While in Ghana I also spent time discussing artisanal and small-scale mining (ASM) – or “galamsey” in Ghanaian patois – with the Oxfam country team and FoN.  In rural Ghana more than a million people work in informal mining activities, many of whom are also small-scale farmers. The government of Ghana is currently executing “Operation Vanguard,” a police operation designed to wipe out illegal small-scale mining. This action has been highly controversial given the threat it poses to the livelihoods of small-scale miners and the potential for violence. (See our report “Geographies of Conflict” for more on the conflicting interests of mining and agriculture in Ghana.)

We visited a “formalized” small-scale mining site in Tarkwa where the manager explained how he was trying to instill responsible mining practices. There are no easy answers on how best to deal with ASM from a development perspective. It is environmentally destructive and poses health and safety risks to workers, but it also provides livelihoods for millions of people.  And it represents a huge potential source of government tax revenue. I’m currently working with Oxfam colleagues from around the globe to develop Oxfam’s approach on the issue. We think there may be ways to link formalization of ASM with our work on rural resilience and small-scale agriculture.

Ghana has some truly amazing civil society activists. We’ve supported a number of them, but they drive their own agenda and in many ways have surpassed international NGOs in their ability to influence policy. Organizations like FoN and mining-focused advocacy organizations like WACAM and CEPIL are making real progress in achieving reforms. The African Center for Energy Policy (ACEP), which Oxfam helped get off the ground, is now a leading voice on energy and extractive issues in Ghana and elsewhere. Additionally, Muse Africa led an incredible effort to mobilize youth around last year’s presidential elections. That work had a direct payoff in terms of influencing the governing party’s national development agenda.
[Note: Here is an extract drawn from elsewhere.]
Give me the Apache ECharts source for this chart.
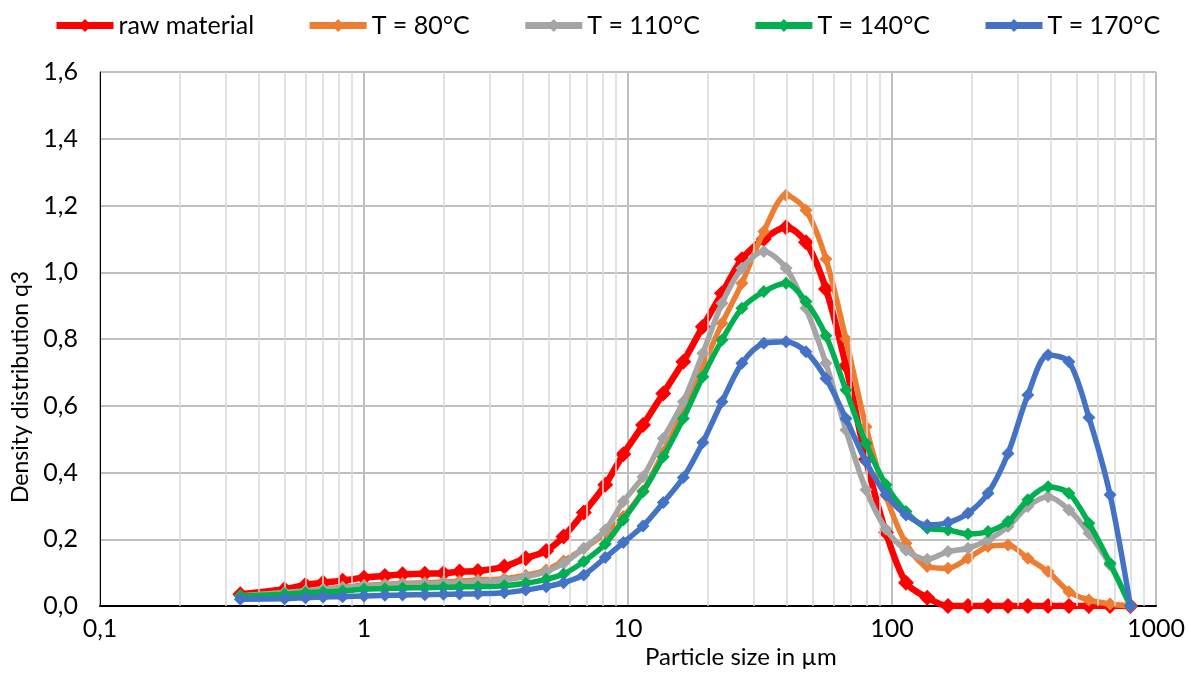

Moving forward, a key priority for Ghanaian CSOs working on extractive industries issues will be the introduction of a Minerals Revenue Management Act, which will help increase transparency and citizen oversight over mining revenues.  This was a key part of the new government’s campaign platform and has been endorsed by the International Council on Mining and Metals (ICMM), an association of large mining companies, including Newmont, Goldfields and AngloGold Ashanti who have large operations in Ghana.  Likewise, there is a movement to strengthen the Public Interest Accountability Committee (PIAC), which was set up to monitor Ghana’s oil revenues but has been largely ineffective due to lack of resources. And efforts are underway to strengthen protections for women’s rights across the extractive sectors.

Ghanaian CSOs engaging on these and other extractive sector reform efforts have a dauntingly full plate. This is in some ways a product of their own effectiveness.  At Oxfam, we will be working with them to help drive the extractives reform agenda in Ghana, with the global oil and mining industries, and with the international financial institutions.